[SUPPLIED INFORMATION start]

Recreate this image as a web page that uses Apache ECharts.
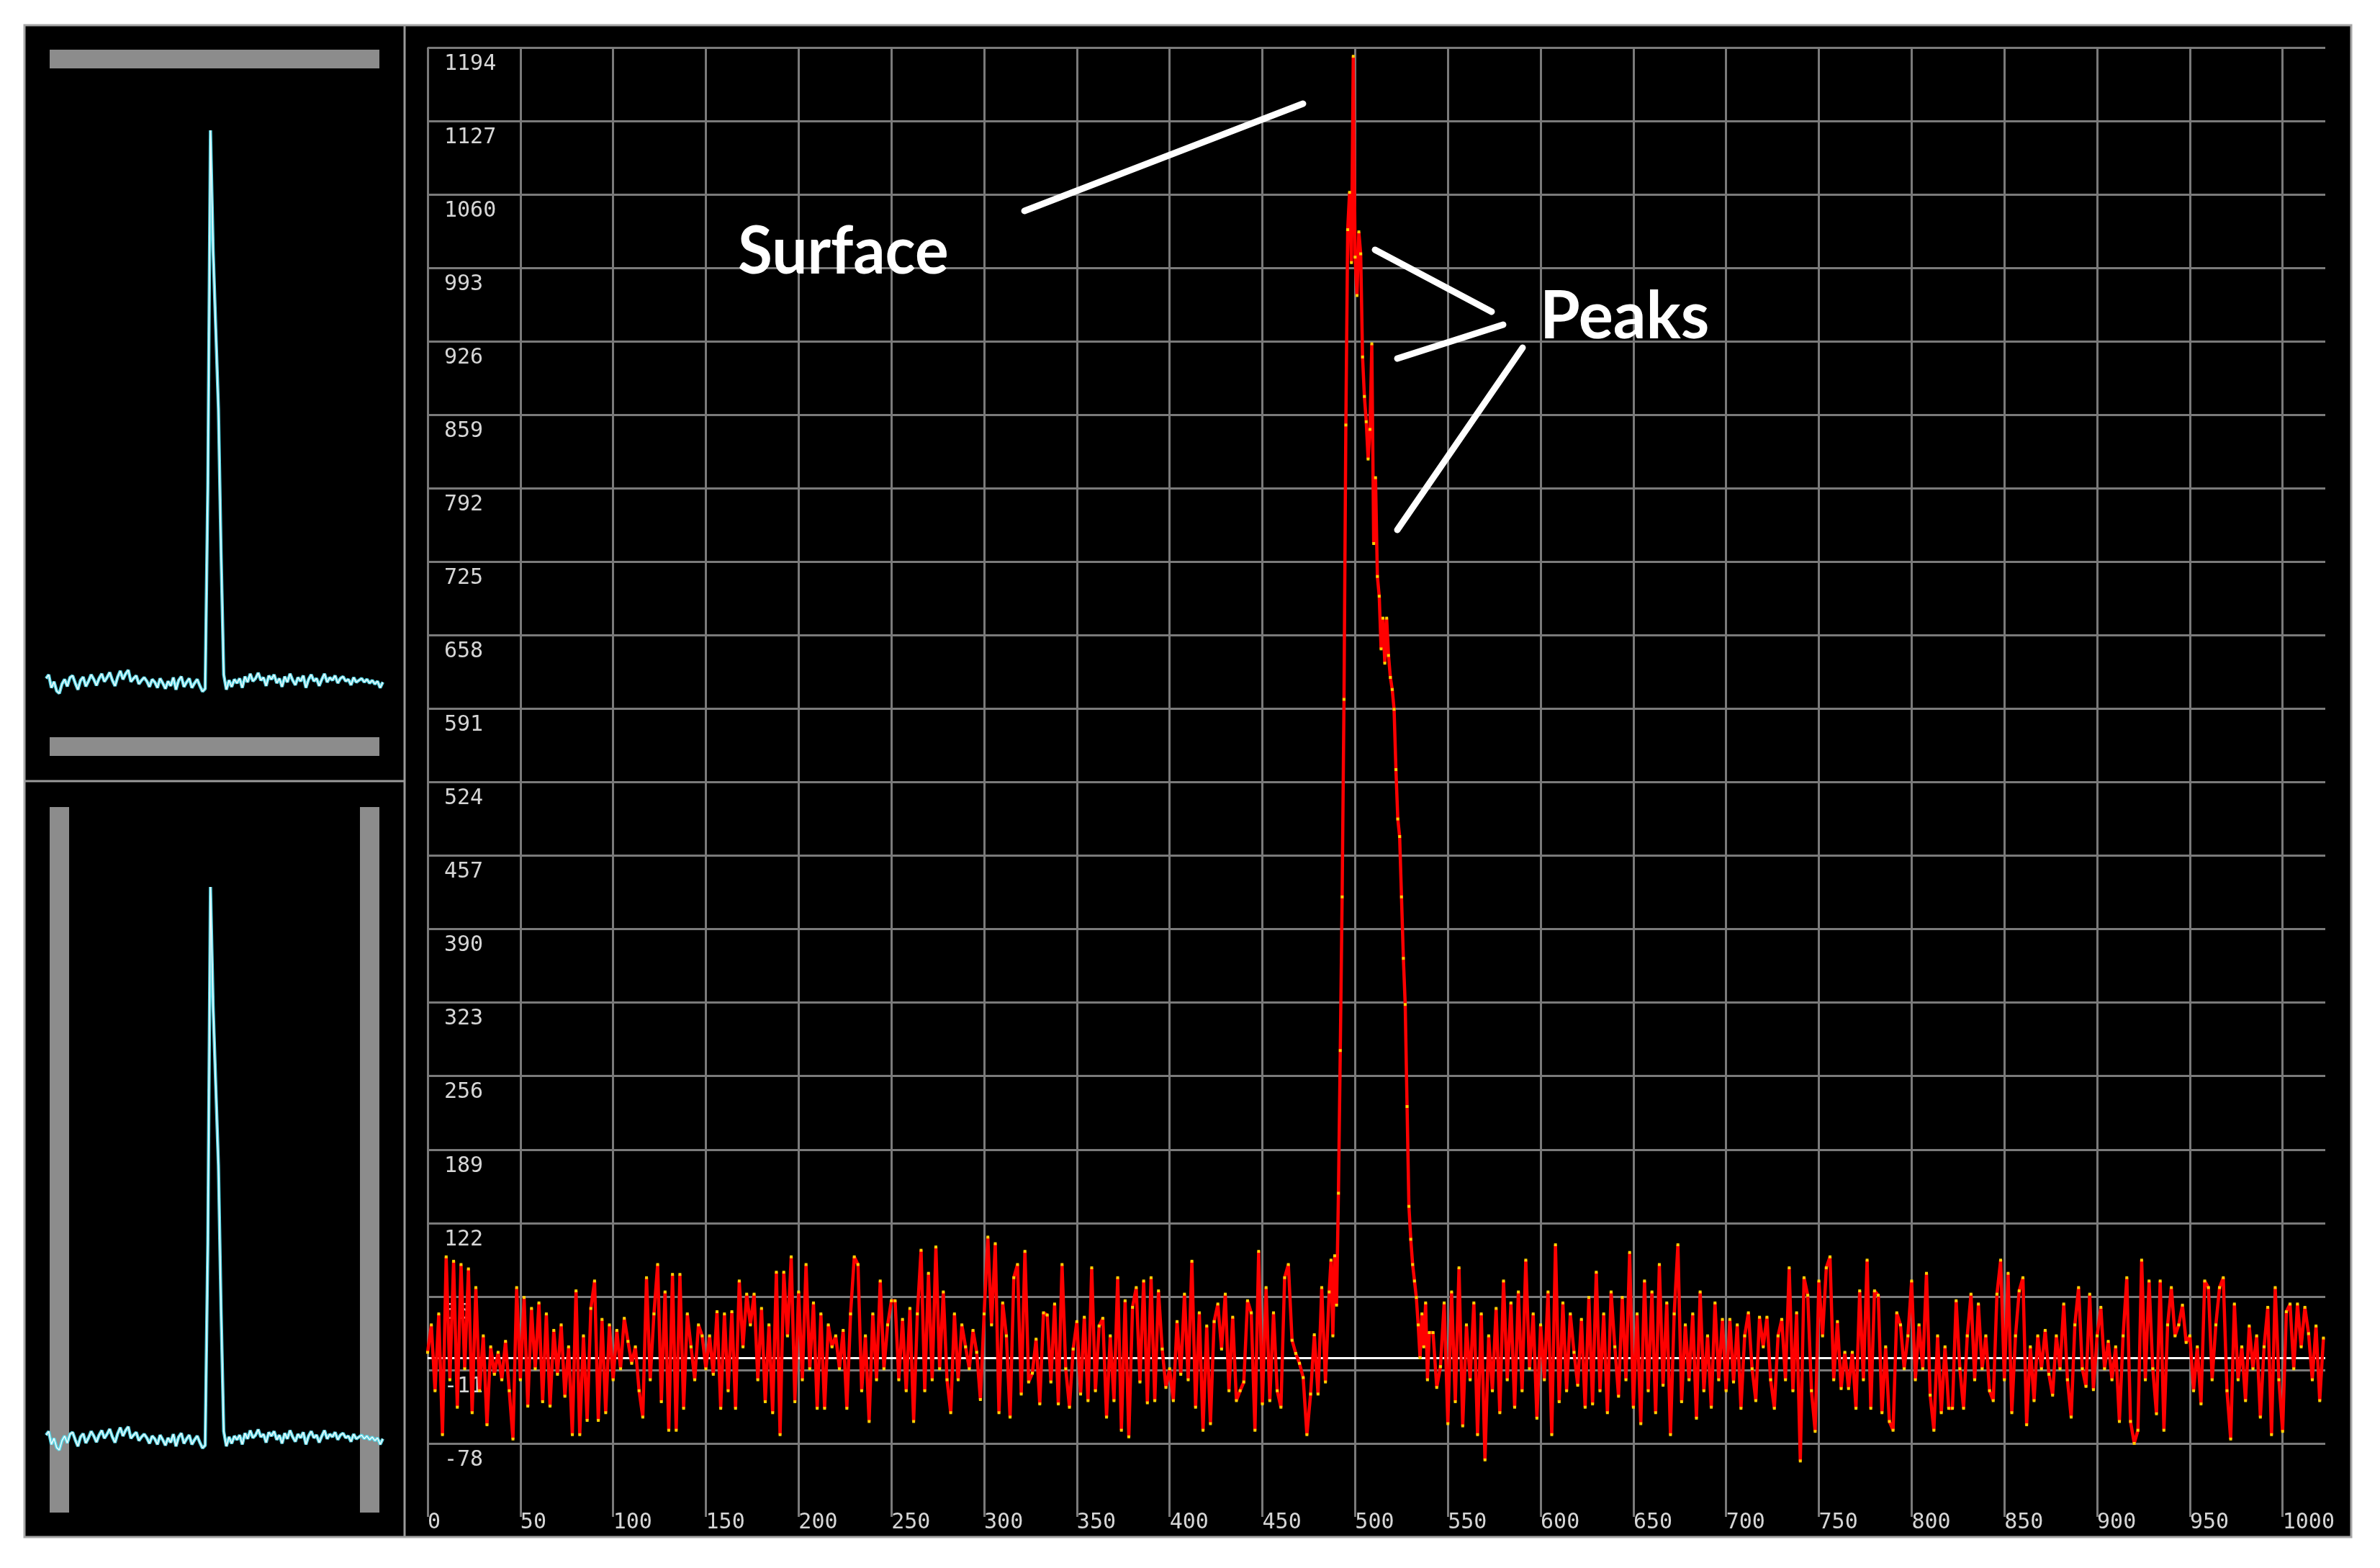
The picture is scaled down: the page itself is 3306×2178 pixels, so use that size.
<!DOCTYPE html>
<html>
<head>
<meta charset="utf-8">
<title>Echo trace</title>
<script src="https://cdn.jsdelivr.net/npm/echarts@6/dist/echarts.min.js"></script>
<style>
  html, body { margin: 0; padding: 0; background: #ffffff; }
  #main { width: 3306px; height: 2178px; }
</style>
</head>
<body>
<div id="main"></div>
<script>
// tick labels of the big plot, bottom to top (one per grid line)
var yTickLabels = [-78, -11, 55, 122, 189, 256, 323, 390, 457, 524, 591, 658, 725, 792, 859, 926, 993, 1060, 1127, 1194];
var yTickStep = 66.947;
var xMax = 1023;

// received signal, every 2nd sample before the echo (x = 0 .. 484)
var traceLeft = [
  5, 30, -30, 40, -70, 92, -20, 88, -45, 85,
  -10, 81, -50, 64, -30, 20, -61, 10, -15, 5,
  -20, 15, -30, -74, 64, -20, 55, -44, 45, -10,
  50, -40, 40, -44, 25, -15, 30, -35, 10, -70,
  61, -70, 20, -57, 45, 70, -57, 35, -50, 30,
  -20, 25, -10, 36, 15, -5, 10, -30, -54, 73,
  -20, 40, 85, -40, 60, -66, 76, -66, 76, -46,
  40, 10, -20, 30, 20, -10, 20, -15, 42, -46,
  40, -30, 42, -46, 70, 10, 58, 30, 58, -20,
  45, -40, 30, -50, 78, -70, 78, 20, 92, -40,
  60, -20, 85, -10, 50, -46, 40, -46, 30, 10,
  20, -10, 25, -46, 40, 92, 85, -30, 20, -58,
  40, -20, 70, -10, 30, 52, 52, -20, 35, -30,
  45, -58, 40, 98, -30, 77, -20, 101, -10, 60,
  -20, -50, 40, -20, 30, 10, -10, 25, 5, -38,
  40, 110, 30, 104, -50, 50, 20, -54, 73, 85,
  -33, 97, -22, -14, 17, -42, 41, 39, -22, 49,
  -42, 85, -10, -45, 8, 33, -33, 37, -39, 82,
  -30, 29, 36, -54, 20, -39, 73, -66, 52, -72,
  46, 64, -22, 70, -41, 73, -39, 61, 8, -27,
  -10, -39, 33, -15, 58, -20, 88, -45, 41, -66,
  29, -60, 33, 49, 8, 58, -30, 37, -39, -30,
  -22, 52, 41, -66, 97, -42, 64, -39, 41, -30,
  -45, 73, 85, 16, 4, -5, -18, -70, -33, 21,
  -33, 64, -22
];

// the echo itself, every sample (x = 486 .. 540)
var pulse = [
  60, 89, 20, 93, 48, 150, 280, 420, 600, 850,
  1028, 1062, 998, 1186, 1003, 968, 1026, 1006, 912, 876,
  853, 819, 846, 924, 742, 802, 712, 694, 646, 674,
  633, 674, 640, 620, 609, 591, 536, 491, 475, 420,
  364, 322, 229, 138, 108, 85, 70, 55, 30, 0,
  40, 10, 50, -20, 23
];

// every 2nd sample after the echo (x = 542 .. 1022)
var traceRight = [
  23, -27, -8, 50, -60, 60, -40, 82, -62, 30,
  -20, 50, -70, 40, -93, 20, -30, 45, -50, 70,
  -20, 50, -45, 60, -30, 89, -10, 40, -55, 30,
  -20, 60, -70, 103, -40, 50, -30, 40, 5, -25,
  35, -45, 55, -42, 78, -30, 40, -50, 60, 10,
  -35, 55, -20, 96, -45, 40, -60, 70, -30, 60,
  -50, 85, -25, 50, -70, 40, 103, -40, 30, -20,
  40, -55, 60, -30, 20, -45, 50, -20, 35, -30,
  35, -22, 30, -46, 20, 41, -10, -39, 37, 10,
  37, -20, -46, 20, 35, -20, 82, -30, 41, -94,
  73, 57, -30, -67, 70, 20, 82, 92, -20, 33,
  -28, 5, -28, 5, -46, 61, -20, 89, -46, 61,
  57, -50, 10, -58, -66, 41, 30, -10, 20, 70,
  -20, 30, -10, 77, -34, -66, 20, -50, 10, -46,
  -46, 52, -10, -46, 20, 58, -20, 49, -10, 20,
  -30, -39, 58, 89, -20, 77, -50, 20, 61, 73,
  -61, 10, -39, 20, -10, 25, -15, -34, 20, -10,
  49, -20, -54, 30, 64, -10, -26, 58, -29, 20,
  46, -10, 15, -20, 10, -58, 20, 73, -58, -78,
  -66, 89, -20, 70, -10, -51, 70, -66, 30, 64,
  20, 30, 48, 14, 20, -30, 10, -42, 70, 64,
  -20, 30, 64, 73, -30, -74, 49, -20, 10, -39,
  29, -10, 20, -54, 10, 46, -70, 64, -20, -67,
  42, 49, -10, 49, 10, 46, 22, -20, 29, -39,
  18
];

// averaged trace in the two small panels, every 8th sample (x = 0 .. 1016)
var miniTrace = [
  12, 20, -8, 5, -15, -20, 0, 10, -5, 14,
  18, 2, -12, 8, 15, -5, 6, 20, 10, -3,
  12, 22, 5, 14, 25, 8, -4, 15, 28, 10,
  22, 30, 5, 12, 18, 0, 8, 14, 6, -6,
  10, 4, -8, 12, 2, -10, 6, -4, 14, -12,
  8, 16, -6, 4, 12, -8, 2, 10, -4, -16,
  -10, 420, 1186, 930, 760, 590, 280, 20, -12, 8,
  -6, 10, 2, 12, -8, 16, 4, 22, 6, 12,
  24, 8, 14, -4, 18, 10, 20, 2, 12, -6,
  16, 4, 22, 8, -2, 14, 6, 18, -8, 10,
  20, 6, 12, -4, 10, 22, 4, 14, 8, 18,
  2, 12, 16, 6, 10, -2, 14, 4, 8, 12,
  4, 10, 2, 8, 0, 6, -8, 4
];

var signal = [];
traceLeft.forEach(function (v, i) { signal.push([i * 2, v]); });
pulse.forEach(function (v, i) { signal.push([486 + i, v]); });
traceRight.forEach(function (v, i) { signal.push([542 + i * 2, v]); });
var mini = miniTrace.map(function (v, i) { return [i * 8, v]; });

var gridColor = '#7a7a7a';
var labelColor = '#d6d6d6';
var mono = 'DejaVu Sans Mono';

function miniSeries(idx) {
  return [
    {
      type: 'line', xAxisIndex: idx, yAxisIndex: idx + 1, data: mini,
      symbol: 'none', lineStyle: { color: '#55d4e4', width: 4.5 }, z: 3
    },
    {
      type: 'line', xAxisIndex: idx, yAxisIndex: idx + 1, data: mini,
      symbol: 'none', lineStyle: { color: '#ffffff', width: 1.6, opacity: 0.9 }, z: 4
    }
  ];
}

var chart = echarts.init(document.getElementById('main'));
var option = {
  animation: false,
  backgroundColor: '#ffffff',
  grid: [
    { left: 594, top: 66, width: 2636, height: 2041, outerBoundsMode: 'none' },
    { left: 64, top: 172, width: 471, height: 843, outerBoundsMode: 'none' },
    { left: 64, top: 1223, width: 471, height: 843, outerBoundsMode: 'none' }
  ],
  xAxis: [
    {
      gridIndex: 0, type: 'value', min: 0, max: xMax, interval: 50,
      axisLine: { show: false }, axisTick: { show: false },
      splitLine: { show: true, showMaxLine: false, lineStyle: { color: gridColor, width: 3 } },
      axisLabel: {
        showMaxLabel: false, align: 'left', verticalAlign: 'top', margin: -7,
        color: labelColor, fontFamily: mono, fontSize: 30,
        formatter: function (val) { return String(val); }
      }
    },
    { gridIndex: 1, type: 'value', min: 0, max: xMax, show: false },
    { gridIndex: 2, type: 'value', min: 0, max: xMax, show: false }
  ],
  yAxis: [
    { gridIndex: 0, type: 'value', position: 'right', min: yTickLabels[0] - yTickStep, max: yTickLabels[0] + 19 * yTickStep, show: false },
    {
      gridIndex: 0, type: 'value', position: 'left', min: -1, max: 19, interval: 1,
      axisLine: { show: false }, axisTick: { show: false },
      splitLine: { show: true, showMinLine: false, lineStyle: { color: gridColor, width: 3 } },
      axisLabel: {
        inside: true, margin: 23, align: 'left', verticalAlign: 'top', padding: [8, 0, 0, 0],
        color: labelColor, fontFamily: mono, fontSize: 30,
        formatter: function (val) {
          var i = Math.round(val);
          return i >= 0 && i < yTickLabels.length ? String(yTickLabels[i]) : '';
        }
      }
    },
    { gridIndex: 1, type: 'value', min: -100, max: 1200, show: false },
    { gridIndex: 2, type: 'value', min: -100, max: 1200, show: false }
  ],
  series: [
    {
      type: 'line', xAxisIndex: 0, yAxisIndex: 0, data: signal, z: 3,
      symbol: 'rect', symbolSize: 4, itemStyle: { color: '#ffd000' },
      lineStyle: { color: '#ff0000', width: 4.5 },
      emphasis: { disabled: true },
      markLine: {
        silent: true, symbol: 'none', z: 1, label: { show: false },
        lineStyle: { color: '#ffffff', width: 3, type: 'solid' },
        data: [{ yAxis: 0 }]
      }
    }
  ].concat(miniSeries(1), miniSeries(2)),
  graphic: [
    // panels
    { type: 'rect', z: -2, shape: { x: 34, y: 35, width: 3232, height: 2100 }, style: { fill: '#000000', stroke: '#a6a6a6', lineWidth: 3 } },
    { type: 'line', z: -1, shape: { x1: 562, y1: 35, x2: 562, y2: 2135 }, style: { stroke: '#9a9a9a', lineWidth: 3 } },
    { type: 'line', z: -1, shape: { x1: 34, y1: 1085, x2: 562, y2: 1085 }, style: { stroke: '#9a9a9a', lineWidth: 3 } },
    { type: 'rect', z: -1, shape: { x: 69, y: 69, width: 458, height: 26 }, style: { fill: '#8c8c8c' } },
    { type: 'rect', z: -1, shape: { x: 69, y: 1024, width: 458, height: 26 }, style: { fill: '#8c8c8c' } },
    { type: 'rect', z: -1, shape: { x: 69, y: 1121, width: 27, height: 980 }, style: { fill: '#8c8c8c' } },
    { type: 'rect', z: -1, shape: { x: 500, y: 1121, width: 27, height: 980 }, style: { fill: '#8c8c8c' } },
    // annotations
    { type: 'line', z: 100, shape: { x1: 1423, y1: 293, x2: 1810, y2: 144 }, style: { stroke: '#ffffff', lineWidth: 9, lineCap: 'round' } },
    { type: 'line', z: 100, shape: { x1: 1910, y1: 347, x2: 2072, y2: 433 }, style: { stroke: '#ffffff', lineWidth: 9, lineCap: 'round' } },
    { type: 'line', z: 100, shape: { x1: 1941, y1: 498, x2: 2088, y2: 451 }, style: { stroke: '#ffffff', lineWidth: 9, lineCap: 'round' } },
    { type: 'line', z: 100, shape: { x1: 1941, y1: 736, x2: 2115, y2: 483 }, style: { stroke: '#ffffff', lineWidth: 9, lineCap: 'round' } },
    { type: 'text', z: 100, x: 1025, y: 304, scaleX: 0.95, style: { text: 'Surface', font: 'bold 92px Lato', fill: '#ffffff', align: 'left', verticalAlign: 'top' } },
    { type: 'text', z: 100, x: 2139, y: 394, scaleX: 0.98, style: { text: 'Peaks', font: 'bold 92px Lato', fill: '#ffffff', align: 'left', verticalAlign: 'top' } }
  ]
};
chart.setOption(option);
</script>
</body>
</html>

[SUPPLIED INFORMATION end]

Please take the lines from the beginning of the data above through the line holding "var xMax = 1023;" and transcribe them exactly, without any pictures.

WRITTEN REPLY
Recreate this image as a web page that uses Apache ECharts.
The picture is scaled down: the page itself is 3306×2178 pixels, so use that size.
<!DOCTYPE html>
<html>
<head>
<meta charset="utf-8">
<title>Echo trace</title>
<script src="https://cdn.jsdelivr.net/npm/echarts@6/dist/echarts.min.js"></script>
<style>
  html, body { margin: 0; padding: 0; background: #ffffff; }
  #main { width: 3306px; height: 2178px; }
</style>
</head>
<body>
<div id="main"></div>
<script>
// tick labels of the big plot, bottom to top (one per grid line)
var yTickLabels = [-78, -11, 55, 122, 189, 256, 323, 390, 457, 524, 591, 658, 725, 792, 859, 926, 993, 1060, 1127, 1194];
var yTickStep = 66.947;
var xMax = 1023;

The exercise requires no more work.